Ленин сам никогда не участвовал в процедурах технической смены управленческих декораций «на местах» – однако обладал талантом находить нужные слова для того, чтобы его подчиненные, которые нередко переживали из-за недостаточной компетентности, выполняли свои необычные обязанности с должной твердостью. Луначарский вспоминает, «как на одном из первых Советов Народных Комиссаров Ленин заявил: “Надо, чтобы каждый ехал в порученное ему бывшее министерство, завладел им и живым оттуда не уходил, если будут посягать на то, чтобы вырвать у него порученную ему часть власти”». Отказ назначаемых во власть большевиков, даже со ссылками на отсутствие опыта, житейские неурядицы, расхождение во взглядах и прочие объективные причины Ленин отвергал с гневом: «Это не власть, а работа. Отказываться от комиссарства сейчас хуже, чем отказаться машинисткой стучать: худшая форма саботажа». Идеологические разногласия? «Роскошествуете. Взгляды – взглядами: надо в общую лямку». Это «надо» подразумевало необходимость являться в министерства с отрядом матросов или группой «народных контролеров», сталкиваться с демонстрацией презрения и прямой физической агрессией, за шкирку вытаскивать из-за столов саботажников, увольнять ненужных заместителей, повышать по службе малоизвестных чиновников, желавших продвинуться ценой предательства бывших хозяев. О том, какой эффект производила на наркомов ленинская решительность, можно судить по анекдоту от американского журналиста Вильямса: «Подвойский сказал Ленину: “Я подаю в отставку”. Ленин ответил: “Тогда я прикажу вас расстрелять. Вы не можете покинуть пост”».
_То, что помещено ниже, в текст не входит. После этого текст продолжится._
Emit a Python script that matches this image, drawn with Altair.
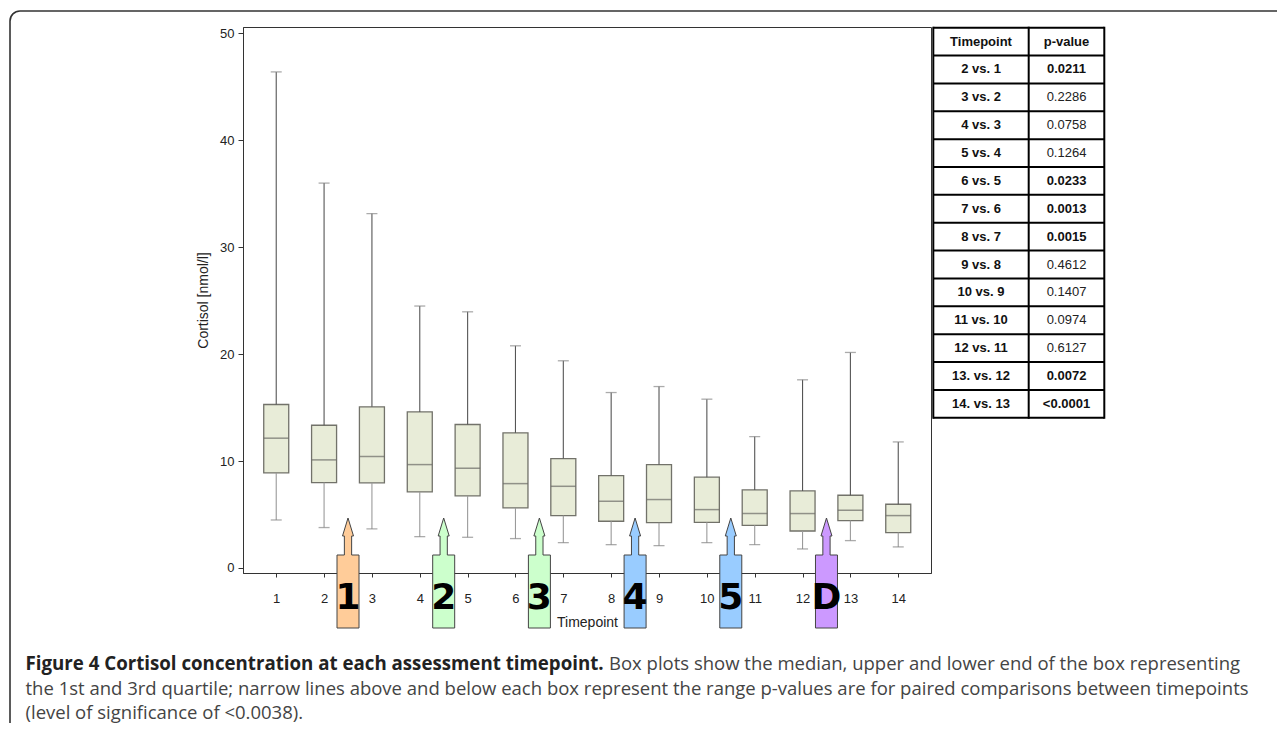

В воспоминаниях Г. Соломона Ленин жалуется на то, что его окружают «люди прекраснодушные, но совершенно не понимающие, что к чему и как нужно воплощать в жизнь великие идеи… Ведь вот ходил же Менжинский в качестве наркомфина с целым оркестром музыки не просто взять и получить, нет, а реквизировать десять миллионов… Смехота»[23]. Пожалуй, единственная задокументированная более-менее контактная «реквизиция» с участием самого Ленина – беседа по телефону с Верховным главнокомандующим Духониным. Яркий эпизод, когда Ленину требовалось: а) отобрать у генерала его армию; б) объяснить Верховному главнокомандующему, что никакой он больше не командующий, а вместо него приедет прапорщик Крыленко, которому следует немедленно передать всю власть; можно предположить, что опубликованная стенограмма диалога: «Именем правительства Российской республики, по поручению Совета Народных Комиссаров, мы увольняем вас от занимаемой вами должности за неповиновение предписаниям правительства и за поведение, несущее неслыханные бедствия трудящимся массам всех стран и в особенности армиям» – дает лишь общее представление о характере беседы.


Если первые месяцы осени здание Кваренги извергало из себя агитаторов, пытавшихся «разложить» гарнизон, то после 25 октября оно превратилось в штаб де-анархизации: большевистские наркомы должны были возвращаться сюда и докладывать о своих успехах по захвату министерств, ведомств, банков, узлов связи и коммунальных структур.